■ DIRECTIONS FOR THIS TASK
Which lines below fall between the one containing "Reproduce this chart with matplotlib." and the one containing "from matplotlib.ticker import"? Repeat them exactly, counting both of those lines, and add nothing else.

■ ENTRIES SHOWN
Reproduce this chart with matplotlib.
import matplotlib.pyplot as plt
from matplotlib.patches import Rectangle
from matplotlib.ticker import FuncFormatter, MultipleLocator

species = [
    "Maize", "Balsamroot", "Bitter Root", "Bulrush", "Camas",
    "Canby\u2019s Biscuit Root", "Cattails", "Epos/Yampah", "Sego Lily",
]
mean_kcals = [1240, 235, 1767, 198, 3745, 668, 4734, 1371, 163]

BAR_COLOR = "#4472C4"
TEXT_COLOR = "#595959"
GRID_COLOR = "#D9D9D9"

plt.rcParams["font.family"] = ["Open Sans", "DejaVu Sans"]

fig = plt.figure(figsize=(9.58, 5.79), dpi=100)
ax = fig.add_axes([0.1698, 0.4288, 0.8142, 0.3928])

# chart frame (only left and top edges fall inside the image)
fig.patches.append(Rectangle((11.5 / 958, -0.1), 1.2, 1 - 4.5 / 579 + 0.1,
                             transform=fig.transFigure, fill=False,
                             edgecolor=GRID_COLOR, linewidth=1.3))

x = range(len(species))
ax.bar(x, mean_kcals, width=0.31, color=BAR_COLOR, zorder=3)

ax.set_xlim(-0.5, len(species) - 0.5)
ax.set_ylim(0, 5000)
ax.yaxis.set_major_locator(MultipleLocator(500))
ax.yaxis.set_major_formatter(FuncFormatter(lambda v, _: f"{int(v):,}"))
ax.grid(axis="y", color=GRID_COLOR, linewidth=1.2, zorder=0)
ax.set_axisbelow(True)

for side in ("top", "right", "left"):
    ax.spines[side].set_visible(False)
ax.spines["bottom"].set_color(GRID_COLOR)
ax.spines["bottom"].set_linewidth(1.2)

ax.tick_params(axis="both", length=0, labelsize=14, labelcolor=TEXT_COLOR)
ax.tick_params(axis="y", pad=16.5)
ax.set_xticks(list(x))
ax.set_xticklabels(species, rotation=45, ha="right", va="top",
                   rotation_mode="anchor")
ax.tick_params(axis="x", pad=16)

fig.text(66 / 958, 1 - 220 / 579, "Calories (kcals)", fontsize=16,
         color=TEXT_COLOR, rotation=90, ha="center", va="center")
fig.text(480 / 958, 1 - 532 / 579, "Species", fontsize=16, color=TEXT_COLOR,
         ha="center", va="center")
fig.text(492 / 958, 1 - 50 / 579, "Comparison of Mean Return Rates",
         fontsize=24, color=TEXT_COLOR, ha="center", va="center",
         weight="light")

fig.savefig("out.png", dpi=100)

...

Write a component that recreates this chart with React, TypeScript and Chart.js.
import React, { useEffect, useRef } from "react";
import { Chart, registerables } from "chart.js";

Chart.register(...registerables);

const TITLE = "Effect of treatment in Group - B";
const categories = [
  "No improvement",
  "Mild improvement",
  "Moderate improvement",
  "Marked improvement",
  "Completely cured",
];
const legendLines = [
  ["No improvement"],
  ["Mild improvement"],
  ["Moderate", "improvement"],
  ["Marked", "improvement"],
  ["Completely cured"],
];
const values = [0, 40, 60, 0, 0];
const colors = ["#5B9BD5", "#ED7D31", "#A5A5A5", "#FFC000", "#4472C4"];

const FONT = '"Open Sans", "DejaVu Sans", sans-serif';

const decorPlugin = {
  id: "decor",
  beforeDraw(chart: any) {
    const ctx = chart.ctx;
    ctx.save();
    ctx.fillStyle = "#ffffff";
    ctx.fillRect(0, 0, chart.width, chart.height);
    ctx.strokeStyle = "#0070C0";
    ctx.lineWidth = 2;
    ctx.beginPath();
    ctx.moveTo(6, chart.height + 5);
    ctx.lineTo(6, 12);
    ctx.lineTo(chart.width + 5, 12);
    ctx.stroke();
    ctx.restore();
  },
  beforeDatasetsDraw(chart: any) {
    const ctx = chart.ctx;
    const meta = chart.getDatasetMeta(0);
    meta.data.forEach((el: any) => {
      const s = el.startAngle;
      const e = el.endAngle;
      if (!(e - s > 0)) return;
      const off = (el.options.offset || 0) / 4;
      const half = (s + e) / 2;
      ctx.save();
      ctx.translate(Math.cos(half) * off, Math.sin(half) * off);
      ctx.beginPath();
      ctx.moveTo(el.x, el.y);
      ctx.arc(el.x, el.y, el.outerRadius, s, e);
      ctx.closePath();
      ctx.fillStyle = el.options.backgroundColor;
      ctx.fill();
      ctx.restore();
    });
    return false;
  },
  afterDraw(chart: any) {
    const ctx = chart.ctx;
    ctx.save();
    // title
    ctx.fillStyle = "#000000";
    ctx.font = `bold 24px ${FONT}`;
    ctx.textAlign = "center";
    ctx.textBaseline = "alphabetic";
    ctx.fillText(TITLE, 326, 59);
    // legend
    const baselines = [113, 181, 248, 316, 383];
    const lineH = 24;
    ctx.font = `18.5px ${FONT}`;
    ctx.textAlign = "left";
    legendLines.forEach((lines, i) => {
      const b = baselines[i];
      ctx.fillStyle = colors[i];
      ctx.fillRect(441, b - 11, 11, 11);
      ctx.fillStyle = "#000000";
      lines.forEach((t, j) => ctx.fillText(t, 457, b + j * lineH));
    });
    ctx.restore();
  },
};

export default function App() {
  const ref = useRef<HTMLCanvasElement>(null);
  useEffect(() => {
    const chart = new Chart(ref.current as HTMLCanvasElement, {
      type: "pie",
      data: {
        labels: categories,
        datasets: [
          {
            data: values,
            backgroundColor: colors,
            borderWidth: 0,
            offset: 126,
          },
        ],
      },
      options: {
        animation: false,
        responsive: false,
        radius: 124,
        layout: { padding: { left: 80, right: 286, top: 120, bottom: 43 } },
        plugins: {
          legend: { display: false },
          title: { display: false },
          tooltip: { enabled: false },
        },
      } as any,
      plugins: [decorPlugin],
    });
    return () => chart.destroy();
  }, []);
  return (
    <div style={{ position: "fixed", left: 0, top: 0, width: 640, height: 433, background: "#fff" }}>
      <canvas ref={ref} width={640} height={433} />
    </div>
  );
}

--

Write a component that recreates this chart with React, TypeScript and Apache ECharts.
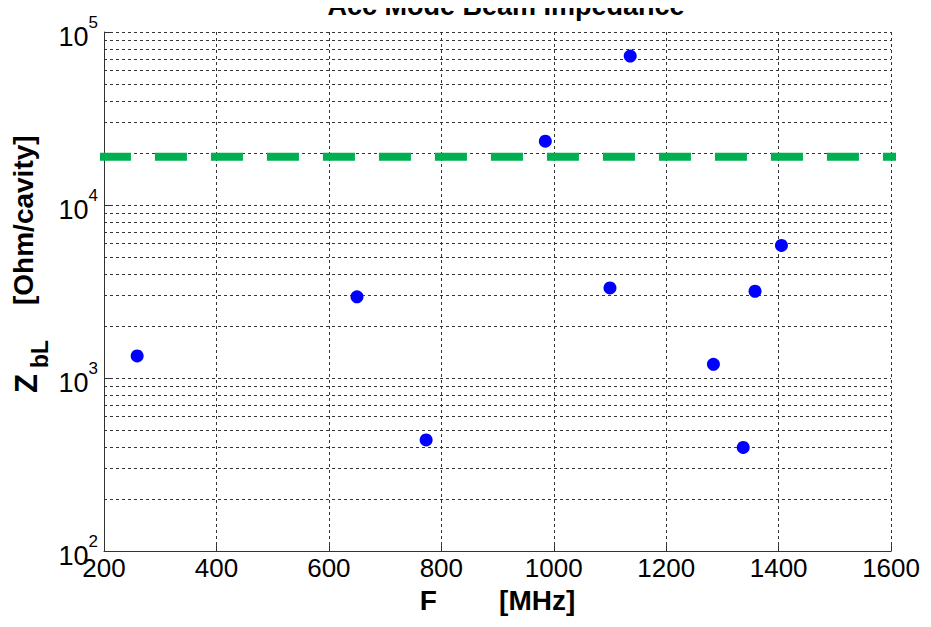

■ RESULT OF THE TASK
Reproduce this chart with matplotlib.
import matplotlib.pyplot as plt
from matplotlib.patches import Rectangle
from matplotlib.ticker import FuncFormatter, MultipleLocator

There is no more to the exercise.